Ab Initio Calculations on 2,6-Dimethylphenol and 4-(2,6-Dimethylphenoxy)-2,6-dimethylphenol. Evidence of an Important Role for the Phenoxonium Cation in the Copper-Catalyzed Oxidative Phenol Coupling Reaction

Ab initio unrestricted Hartree−Fock calculations with a 6-31G* basis set were performed on 2,6-dimethylphenol (DMP or monomer) and 4-(2,6-dimethylphenoxy)-2,6-dimethylphenol (dimer) to gain more insight into the mechanism of the copper-catalyzed oxidative phenol coupling reaction. Atomic charges were determined for the phenol, phenoxyl radical, phenolate anion and phenoxonium cation (both the singlet and triplet state) of both species. Calculations for the monomer show that the only aromatic carbon atom bearing a partial positive atomic charge is the para carbon of the cation in the singlet state.
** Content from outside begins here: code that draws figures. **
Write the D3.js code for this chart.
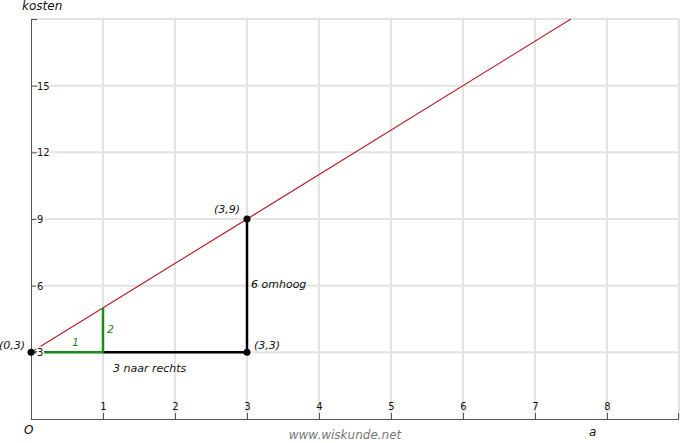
<!DOCTYPE html>
<html><head><meta charset="utf-8">
<script src="https://cdn.jsdelivr.net/npm/d3@7"></script>
<style>body{margin:0;background:#fff}svg{display:block}text{font-family:"DejaVu Sans",Verdana,sans-serif}</style>
</head><body>
<svg id="c" width="681" height="443"></svg>
<script>
// data
const xTicks = [1,2,3,4,5,6,7,8];
const xGrid = [1,2,3,4,5,6,7,8,9];
const yTicks = [3,6,9,12,15];
const yGrid = [3,6,9,12,15,18];
const lineA = [0, 7.5];           // a-range of the cost line
const slope = 2, intercept = 3;   // kosten = 2a + 3
const greenSteps = [[0,3],[1,3],[1,5]];
const blackSteps = [[1,3],[3,3],[3,9]];
const points = [{a:0,k:3,label:"(0,3)"},{a:3,k:3,label:"(3,3)"},{a:3,k:9,label:"(3,9)"}];

const svg = d3.select("#c");
const x = d3.scaleLinear().domain([0,9]).range([31,679]);
const y = d3.scaleLinear().domain([0,18]).range([419,19]);

// grid
svg.append("g").selectAll("line").data(xGrid).join("line")
  .attr("x1",d=>x(d)).attr("x2",d=>x(d)).attr("y1",y(0)).attr("y2",y(18))
  .attr("stroke","#e3e3e3").attr("stroke-width",2);
svg.append("g").selectAll("line").data(yGrid).join("line")
  .attr("x1",x(0)).attr("x2",x(9)).attr("y1",d=>y(d)).attr("y2",d=>y(d))
  .attr("stroke","#e3e3e3").attr("stroke-width",2);

// axes
const axCol = "#555";
svg.append("line").attr("x1",x(0)).attr("x2",x(9)).attr("y1",y(0)+0.5).attr("y2",y(0)+0.5).attr("stroke",axCol);
svg.append("line").attr("x1",x(0)+0.5).attr("x2",x(0)+0.5).attr("y1",y(0)).attr("y2",y(18)).attr("stroke",axCol);
// end ticks
svg.append("line").attr("x1",x(0)).attr("x2",x(0)+6).attr("y1",y(18)+0.5).attr("y2",y(18)+0.5).attr("stroke",axCol);
svg.append("line").attr("x1",x(9)-0.5).attr("x2",x(9)-0.5).attr("y1",y(0)).attr("y2",y(0)-6).attr("stroke",axCol);

// x ticks
const xt = svg.append("g").selectAll("g").data(xTicks).join("g");
xt.append("line").attr("x1",d=>x(d)+0.5).attr("x2",d=>x(d)+0.5).attr("y1",y(0)).attr("y2",y(0)-6).attr("stroke",axCol);
xt.append("text").attr("x",d=>x(d)+0.5).attr("y",y(0)-9).attr("text-anchor","middle")
  .attr("font-size",10).attr("fill","#111").text(d=>d);

// cost line
svg.append("line").attr("x1",x(lineA[0])).attr("y1",y(slope*lineA[0]+intercept))
  .attr("x2",x(lineA[1])).attr("y2",y(slope*lineA[1]+intercept))
  .attr("stroke","#b8232a").attr("stroke-width",1.2);

const lg = d3.line().x(d=>x(d[0])).y(d=>y(d[1]));
svg.append("path").attr("d",lg(blackSteps)).attr("fill","none").attr("stroke","#000").attr("stroke-width",2.5);
svg.append("path").attr("d",lg(greenSteps)).attr("fill","none").attr("stroke","#1a8a1a").attr("stroke-width",2.5);

// y ticks
const yt = svg.append("g").selectAll("g").data(yTicks).join("g");
yt.append("line").attr("x1",x(0)).attr("x2",x(0)+6).attr("y1",d=>y(d)+0.5).attr("y2",d=>y(d)+0.5).attr("stroke",axCol);
yt.append("text").attr("x",x(0)+6).attr("y",d=>y(d)+4).attr("font-size",10).attr("fill","#111")
  .attr("stroke","#fff").attr("stroke-width",3).attr("paint-order","stroke").text(d=>d);

// points
svg.append("g").selectAll("circle").data(points).join("circle")
  .attr("cx",d=>x(d.a)).attr("cy",d=>y(d.k)).attr("r",3.5).attr("fill","#000");

// annotations
function t(px,py,s,opt={}){
  return svg.append("text").attr("x",px).attr("y",py).attr("font-size",opt.size||11)
    .attr("font-style",opt.italic===false?"normal":"italic").attr("fill",opt.fill||"#111")
    .attr("text-anchor",opt.anchor||"start").text(s);
}
t(x(0)-6,349,points[0].label,{anchor:"end"});
t(x(3)+7,349,points[1].label);
t(x(3)-7,213,points[2].label,{anchor:"end"});
t(72,346,"1",{fill:"#1a8a1a"});
t(107,333,"2",{fill:"#1a8a1a"});
t(113,372,"3 naar rechts");
t(251,288,"6 omhoog");
t(22,10,"kosten",{size:12});
t(24,434,"O",{size:12});
t(589,436,"a",{size:12});
t(345,439,"www.wiskunde.net",{size:12,fill:"#777",anchor:"middle"});
</script>
</body></html>
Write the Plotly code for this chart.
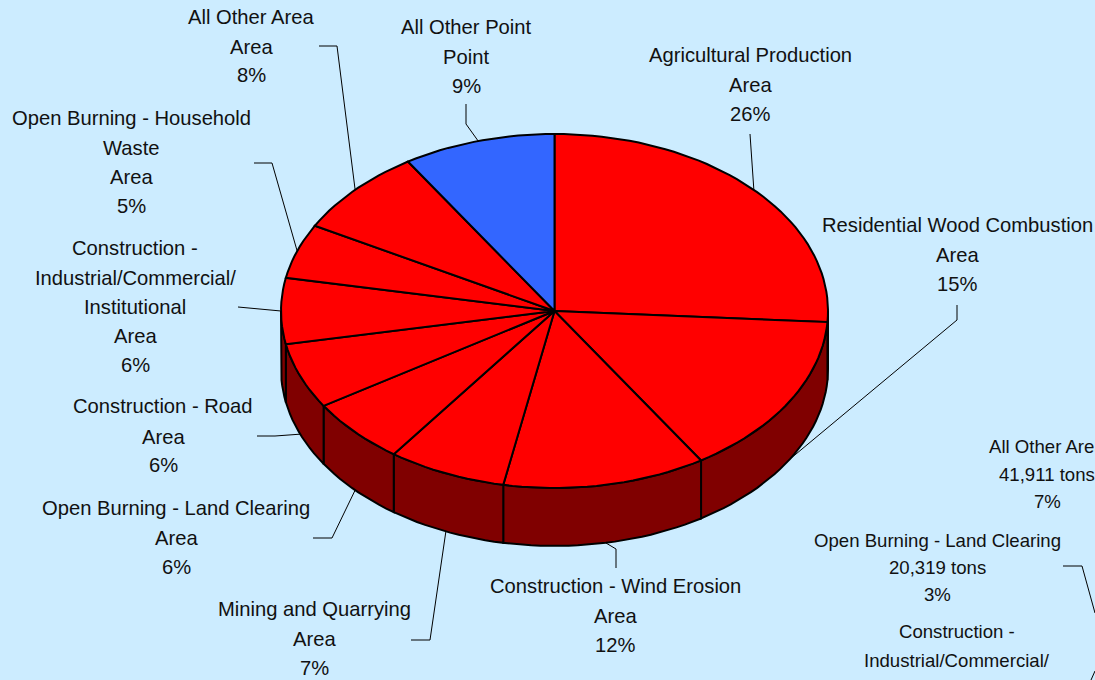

In the case of the dimer, the presence of a p-phenoxy substituent results in a partial positive charge for the para carbon of the first aromatic ring in all states, but this charge is significantly higher for the singlet cation. In the singlet cationic state, the para carbon of the first aromatic ring is therefore the site most susceptible to nucleophilic aromatic substitution. This result strongly supports a proposal for the mechanism of the copper-catalyzed oxidative phenol coupling, in which dinuclear phenolate-bridged copper(II) species act as intermediates affording phenoxonium cations after a double one-electron transfer. Furthermore, the charges in the second aromatic ring of the dimer are hardly, -if at all, influenced by the overall electronic state of the molecule. The charge in the first ring cannot pass the ether bond. This result, combined with the observation that the para carbon of the first aromatic ring of the singlet cation bears a large positive charge, favors a mechanism where quinone ketals are formed as intermediates during the coupling of oligomeric phenols.